А.Р.:  Бежар был невероятно популярен во время балетного бума 1960-х, он один из первых, кто приблизил балет - в общем-то, элитарный вид искусства - к широкому зрителю, часто выступал на стадионах и аренах. Тут он следовал за великой популисткой Анной Павловой. Но популярность не всегда гарантирует место в истории. Есть малоизвестные имена, но потом оказалось, что люди опередили эпоху. Например, Лев Иванов, скромный заместитель Петипа, предвосхитивший многие открытия ХХ века.

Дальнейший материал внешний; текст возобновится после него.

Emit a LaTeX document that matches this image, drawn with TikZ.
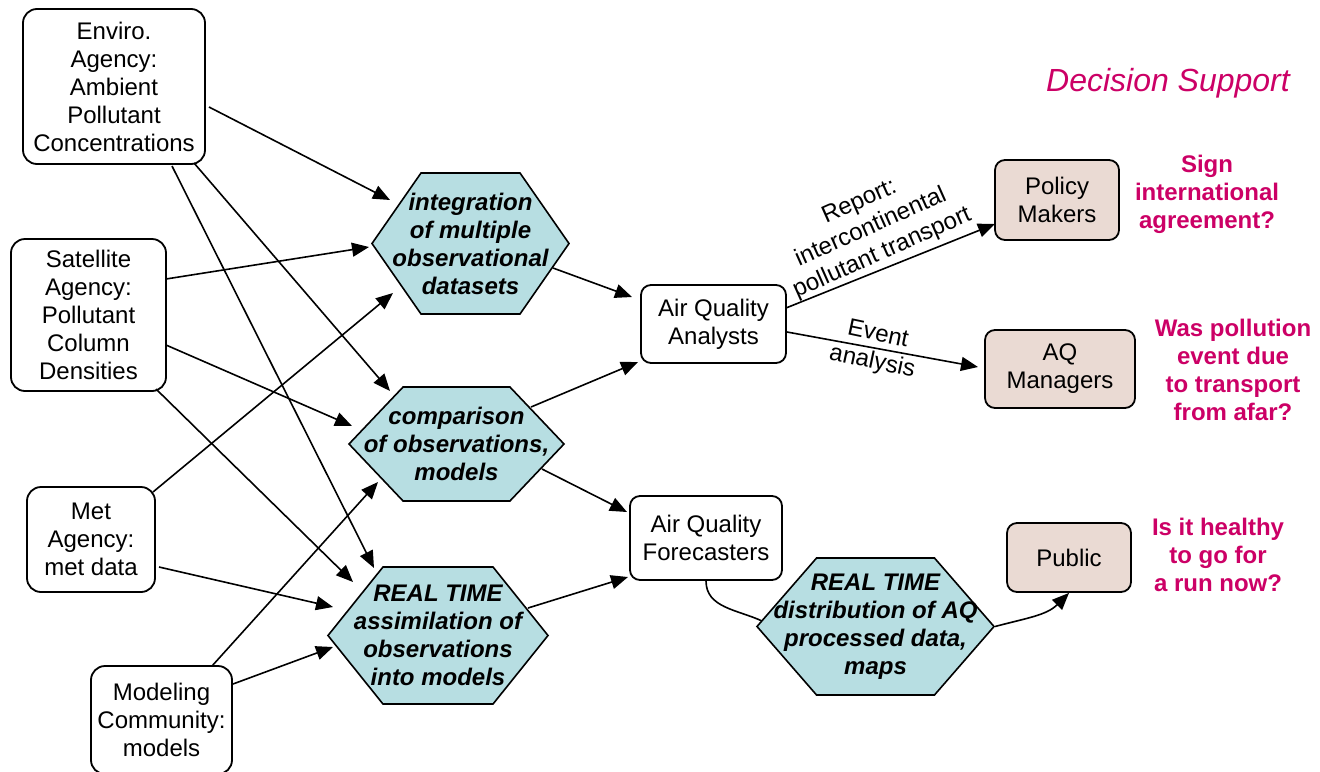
\documentclass[tikz,border=0pt]{standalone}
\usepackage{fontspec}
\setmainfont{Liberation Sans}
\usetikzlibrary{shapes.symbols,arrows.meta,calc}
\definecolor{hexfill}{RGB}{183,222,226}
\definecolor{pinkfill}{RGB}{234,218,211}
\definecolor{mag}{RGB}{204,0,102}
\begin{document}
\begin{tikzpicture}[x=0.5pt,y=-0.5pt,
  every node/.style={font=\fontsize{12}{14}\selectfont, align=center, inner sep=0pt},
  src/.style={draw, line width=0.9pt, rounded corners=7pt},
  dst/.style={draw, line width=0.9pt, rounded corners=5pt},
  pinkbox/.style={dst, fill=pinkfill},
  hexa/.style={signal, signal to=east and west, draw, fill=hexfill, line width=0.8pt},
  hextext/.style={font=\fontsize{12}{14}\selectfont\bfseries\itshape},
  q/.style={font=\fontsize{12}{14}\selectfont\bfseries, text=mag},
  arr/.style={line width=0.8pt, -{Triangle[length=8.5pt,width=7pt]}},
  ln/.style={line width=0.8pt}]
\path[fill=white,use as bounding box] (0,0) rectangle (1320,771);
% source boxes
\node[src, minimum width=91pt, minimum height=77.5pt] (env) at (114,86.5) {Enviro.\\Agency:\\Ambient\\Pollutant\\Concentrations};
\node[src, minimum width=77.5pt, minimum height=76pt] (sat) at (88.5,315) {Satellite\\Agency:\\Pollutant\\Column\\Densities};
\node[src, minimum width=64pt, minimum height=52.5pt] (met) at (91,539.5) {Met\\Agency:\\met data};
\node[src, minimum width=70.5pt, minimum height=54pt] (mod) at (161.5,720) {Modeling\\Community:\\models};
% hexagons
\node[hexa, minimum width=98.5pt, minimum height=70.5pt, signal pointer angle=110.4] (h1) at (470.5,243.5) {};
\node[hextext] (h1t) at (h1) {integration\\of multiple\\observational\\datasets};
\node[hexa, minimum width=107.5pt, minimum height=57pt, signal pointer angle=93] (h2) at (456.5,444) {};
\node[hextext] (h2t) at (h2) {comparison\\of observations,\\models};
\node[hexa, minimum width=110pt, minimum height=68.5pt, signal pointer angle=102.5] (h3) at (438,635.5) {};
\node[hextext] (h3t) at (h3) {REAL TIME\\assimilation of\\observations\\into models};
\node[hexa, minimum width=118.5pt, minimum height=68.5pt, signal pointer angle=98] (h4) at (875.5,626.5) {};
\node[hextext] (h4t) at (h4) {REAL TIME\\distribution of AQ\\processed data,\\maps};
% user boxes
\node[dst, minimum width=72.5pt, minimum height=39pt] (ana) at (713.5,324) {Air Quality\\Analysts};
\node[dst, minimum width=76pt, minimum height=42pt] (fc) at (706,538) {Air Quality\\Forecasters};
\node[pinkbox, minimum width=62pt, minimum height=40pt] (pol) at (1057,200) {Policy\\Makers};
\node[pinkbox, minimum width=75pt, minimum height=39pt] (aqm) at (1060,369) {AQ\\Managers};
\node[pinkbox, minimum width=62pt, minimum height=34.5pt] (pub) at (1069,557.5) {Public};
% texts
\node[font=\fontsize{16}{19}\selectfont\itshape, text=mag] (ds) at (1168,83) {Decision Support};
\node[q] (q1) at (1207,194) {Sign\\international\\agreement?};
\node[q] (q2) at (1233,370) {Was pollution\\event due\\to transport\\from afar?};
\node[q] (q3) at (1218,555) {Is it healthy\\to go for\\a run now?};
\node[rotate=24] (lblrep) at (871,228) {Report:\\intercontinental\\pollutant transport};
\node[rotate=-12] (lblevt) at (875,349) {Event\\analysis};
% connectors
\draw[arr] ($(env)+(95,20.5)$) -- ($(h1)+(-80.5,-43.5)$);
\draw[arr] ($(env)+(80,76.5)$) -- ($(h2)+(-66.5,-53)$);
\draw[arr] ($(env)+(58,79.5)$) -- ($(h3)+(-64,-67.5)$);
\draw[arr] ($(sat)+(77.5,-36)$) -- ($(h1)+(-101.5,3.5)$);
\draw[arr] ($(sat)+(77.5,30)$) -- ($(h2)+(-104.5,-18)$);
\draw[arr] ($(sat)+(67.5,74)$) -- ($(h3)+(-85,-53.5)$);
\draw[arr] ($(met)+(62,-47.5)$) -- ($(h1)+(-77.5,49.5)$);
\draw[arr] ($(met)+(68,27.5)$) -- ($(h3)+(-105,-28.5)$);
\draw[arr] ($(mod)+(50.5,-54)$) -- ($(h2)+(-78.5,38)$);
\draw[arr] ($(mod)+(71.5,-36)$) -- ($(h3)+(-105,11.5)$);
\draw[arr] ($(h1)+(82.5,24.5)$) -- ($(ana)+(-81.5,-27)$);
\draw[arr] ($(h2)+(74.5,-37)$) -- ($(ana)+(-75.5,38)$);
\draw[arr] ($(h2)+(85.5,25)$) -- ($(fc)+(-79,-26)$);
\draw[arr] ($(h3)+(90,-27.5)$) -- ($(fc)+(-78,39)$);
\draw[arr] ($(ana)+(72.5,-16)$) -- ($(pol)+(-62,24)$);
\draw[arr] ($(ana)+(73.5,8)$) -- ($(aqm)+(-82,-2)$);
\draw[ln] (fc.south) to[out=-90,in=155] ($(h4)+(-113.5,-5.5)$);
\draw[arr] (h4.east) to[out=15,in=225] (pub.south);
\end{tikzpicture}
\end{document}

Касьян Голейзовский, который хоть и гремел до революции и в 1920-е, совершенно не реализовался: у него не было ни школы, ни театра. Похоже, он первым предложил отклонение от оси - основной принцип современного балета. Классические танцы построены на вертикальной оси.
DE I: Не кажется вам, что современная жизнь с ее темпом и культом успеха не располагает к созданию великих произведений?
А.Р.:  Не думаю. Просто классическое искусство, как мы его понимаем, в какой-то степени себя исчерпало. Сейчас возникают другие жанры - на стыке разных средств выразительности. Танец соединяется с театром, цирком, видео, архитектурой. Происходит много интересного. Но классическое искусство - живопись, музыка, литература, балет - эти исторически сложившиеся жанры переживают кризис идей и форм выражения.
DE I: Возможно на этом стыке - танца и драматического театра - нечто не просто интересное, а великое?
А.Р.:  Наверняка. Но, мне кажется, должно пройти время, тогда будет понятно, насколько впечатления современников соответствуют истинному масштабу.
DE I: Можно назвать что-нибудь за последние тридцать лет, что наверняка останется в истории?
А.Р.:  Если говорить о танце, можно предположить, что эксперименты Форсайта 1990-х - то, что останется. Он придумал много новых танцевальных приемов, увеличил скорость, усложнил поддержки. Теперь многие разрабатывают его открытия. Матс Эк ввел моду на радикальные переработки классики, это тоже надолго вошло в обиход балетного мира.
DE I: Какая идея могла бы сегодня вдохновить человечество?
А.Р.:  Ну что-нибудь вроде реального доказательства существования Бога. Или инопланетян. Тогда бы, наверное, все очнулись. Что можно сказать о жизни? Она невероятно агрессивна и зла. Хорошо только там, где мало людей и много природы…...
Полную версию читайте в журнале DE I/DESILLISIONIST №14 www.lovejournaldei.ru
© DE I / DESILLUSIONIST №14.  «АЛЕКСЕЙ РАТМАНСКИЙ: НУЖЕН ГЕНИЙ»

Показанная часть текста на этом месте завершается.